(Source code of charts)
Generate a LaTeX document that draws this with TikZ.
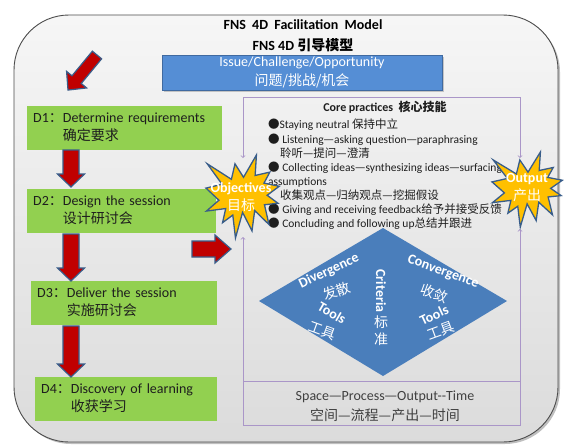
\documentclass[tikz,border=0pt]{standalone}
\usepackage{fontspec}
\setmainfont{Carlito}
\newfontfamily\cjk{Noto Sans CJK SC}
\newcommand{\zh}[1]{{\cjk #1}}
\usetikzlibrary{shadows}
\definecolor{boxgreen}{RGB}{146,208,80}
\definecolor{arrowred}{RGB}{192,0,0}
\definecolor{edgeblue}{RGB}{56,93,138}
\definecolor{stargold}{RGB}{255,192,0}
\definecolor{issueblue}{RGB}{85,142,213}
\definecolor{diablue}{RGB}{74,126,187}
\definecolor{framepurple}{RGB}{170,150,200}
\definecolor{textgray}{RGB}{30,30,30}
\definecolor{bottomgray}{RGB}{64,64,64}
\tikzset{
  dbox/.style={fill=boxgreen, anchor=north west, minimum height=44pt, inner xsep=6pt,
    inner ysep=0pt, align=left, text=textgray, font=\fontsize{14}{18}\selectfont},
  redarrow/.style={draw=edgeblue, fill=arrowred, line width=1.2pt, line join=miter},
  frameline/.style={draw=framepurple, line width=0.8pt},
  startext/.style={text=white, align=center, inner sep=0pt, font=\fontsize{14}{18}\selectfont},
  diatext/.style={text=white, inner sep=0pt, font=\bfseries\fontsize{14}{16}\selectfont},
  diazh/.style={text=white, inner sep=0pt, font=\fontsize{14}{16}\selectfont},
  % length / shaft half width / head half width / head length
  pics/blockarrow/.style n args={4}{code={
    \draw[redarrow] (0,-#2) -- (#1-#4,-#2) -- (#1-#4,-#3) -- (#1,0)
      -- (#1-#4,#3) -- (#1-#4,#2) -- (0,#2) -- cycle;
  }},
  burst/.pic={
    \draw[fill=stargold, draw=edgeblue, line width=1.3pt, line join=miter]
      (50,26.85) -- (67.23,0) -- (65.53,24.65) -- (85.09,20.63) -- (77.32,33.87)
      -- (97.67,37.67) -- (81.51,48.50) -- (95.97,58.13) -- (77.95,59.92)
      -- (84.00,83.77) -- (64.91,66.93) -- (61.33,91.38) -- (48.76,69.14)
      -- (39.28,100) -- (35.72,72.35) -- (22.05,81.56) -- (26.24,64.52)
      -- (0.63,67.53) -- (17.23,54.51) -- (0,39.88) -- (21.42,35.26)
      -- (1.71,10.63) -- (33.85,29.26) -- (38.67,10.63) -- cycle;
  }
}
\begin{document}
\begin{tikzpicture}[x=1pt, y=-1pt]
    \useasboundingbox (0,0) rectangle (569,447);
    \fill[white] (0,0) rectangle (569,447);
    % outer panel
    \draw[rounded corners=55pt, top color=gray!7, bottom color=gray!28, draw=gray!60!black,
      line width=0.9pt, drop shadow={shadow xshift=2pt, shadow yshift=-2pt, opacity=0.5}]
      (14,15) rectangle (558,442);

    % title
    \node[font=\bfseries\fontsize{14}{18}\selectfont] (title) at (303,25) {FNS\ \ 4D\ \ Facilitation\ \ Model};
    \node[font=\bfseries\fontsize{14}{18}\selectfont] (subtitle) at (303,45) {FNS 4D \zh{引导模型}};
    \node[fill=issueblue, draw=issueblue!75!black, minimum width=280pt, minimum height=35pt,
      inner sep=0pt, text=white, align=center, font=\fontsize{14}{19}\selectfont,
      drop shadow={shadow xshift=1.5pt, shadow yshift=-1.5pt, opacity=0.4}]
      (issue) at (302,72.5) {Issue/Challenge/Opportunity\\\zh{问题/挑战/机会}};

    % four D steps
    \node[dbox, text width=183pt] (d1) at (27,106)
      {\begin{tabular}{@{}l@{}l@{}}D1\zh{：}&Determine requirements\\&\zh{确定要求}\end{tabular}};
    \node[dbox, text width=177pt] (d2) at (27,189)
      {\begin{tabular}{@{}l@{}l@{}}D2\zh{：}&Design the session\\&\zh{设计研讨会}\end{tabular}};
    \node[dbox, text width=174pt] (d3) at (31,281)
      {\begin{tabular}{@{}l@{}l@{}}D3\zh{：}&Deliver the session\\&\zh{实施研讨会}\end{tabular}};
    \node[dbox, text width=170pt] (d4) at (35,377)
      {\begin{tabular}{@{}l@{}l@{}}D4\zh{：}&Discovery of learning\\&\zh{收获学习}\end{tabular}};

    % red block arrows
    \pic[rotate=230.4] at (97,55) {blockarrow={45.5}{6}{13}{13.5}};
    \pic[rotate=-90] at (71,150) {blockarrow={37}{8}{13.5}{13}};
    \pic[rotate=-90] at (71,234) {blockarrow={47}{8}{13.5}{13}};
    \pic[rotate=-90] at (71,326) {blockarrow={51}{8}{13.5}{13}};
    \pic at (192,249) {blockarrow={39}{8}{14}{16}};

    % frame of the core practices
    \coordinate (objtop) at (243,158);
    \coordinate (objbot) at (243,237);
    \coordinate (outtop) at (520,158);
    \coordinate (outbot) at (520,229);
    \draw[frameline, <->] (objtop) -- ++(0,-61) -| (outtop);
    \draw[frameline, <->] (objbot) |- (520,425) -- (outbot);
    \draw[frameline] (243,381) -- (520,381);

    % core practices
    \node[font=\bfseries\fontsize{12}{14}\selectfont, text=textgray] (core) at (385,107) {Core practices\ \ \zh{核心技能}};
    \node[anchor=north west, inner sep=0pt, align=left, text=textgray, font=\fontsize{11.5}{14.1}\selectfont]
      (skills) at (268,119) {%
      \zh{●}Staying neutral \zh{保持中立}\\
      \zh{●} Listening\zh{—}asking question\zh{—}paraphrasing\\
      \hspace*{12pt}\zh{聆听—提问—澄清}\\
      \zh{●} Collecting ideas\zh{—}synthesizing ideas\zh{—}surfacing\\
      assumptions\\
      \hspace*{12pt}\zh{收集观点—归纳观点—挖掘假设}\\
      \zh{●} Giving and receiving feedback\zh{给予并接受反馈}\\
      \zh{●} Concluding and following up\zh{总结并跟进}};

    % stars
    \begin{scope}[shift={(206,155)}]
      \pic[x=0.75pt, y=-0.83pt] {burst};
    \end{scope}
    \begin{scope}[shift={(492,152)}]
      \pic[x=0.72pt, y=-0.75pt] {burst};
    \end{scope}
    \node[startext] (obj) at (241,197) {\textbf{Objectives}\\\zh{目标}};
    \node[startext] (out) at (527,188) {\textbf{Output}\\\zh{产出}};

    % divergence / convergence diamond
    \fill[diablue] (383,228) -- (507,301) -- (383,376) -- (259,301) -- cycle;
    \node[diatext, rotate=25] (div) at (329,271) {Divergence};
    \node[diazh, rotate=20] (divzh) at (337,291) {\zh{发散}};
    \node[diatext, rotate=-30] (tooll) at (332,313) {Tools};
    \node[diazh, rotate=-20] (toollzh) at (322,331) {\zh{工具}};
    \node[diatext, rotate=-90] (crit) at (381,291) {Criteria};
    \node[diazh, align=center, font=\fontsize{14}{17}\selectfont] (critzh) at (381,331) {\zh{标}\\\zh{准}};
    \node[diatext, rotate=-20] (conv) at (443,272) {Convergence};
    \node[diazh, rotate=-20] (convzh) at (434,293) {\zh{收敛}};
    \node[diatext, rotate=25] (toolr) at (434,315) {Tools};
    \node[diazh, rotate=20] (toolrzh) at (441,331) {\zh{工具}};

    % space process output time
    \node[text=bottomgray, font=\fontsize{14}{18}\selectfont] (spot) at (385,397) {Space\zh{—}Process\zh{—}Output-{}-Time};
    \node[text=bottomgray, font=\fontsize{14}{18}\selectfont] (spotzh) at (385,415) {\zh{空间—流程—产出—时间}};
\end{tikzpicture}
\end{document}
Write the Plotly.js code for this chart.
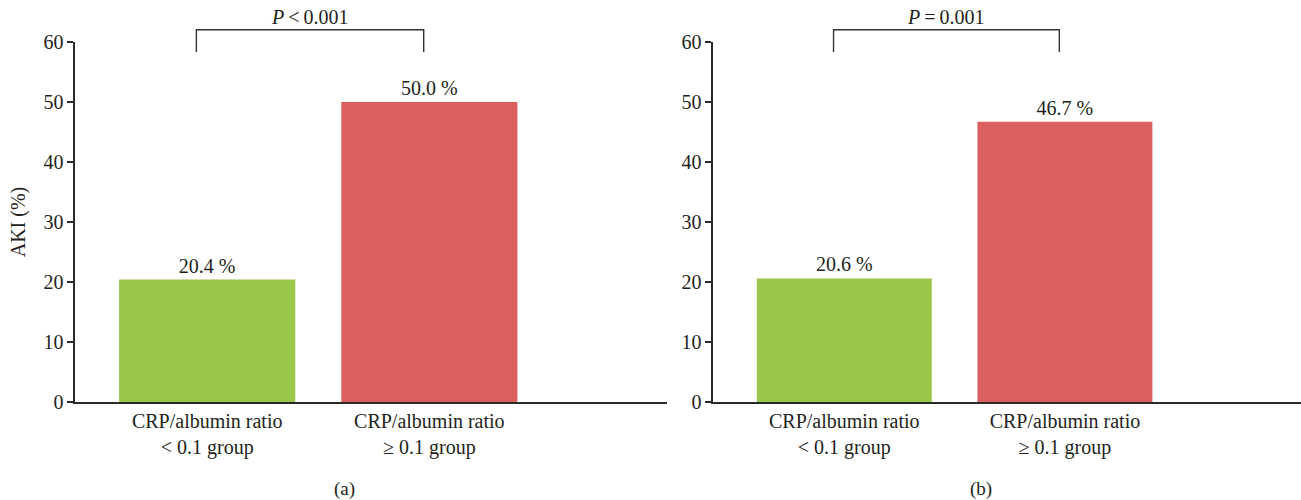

Task brief: Which lines of the data above contain "this"? Copy each one.

Completed exercise:
Generate a LaTeX document that draws this with TikZ.
Write the Plotly.js code for this chart.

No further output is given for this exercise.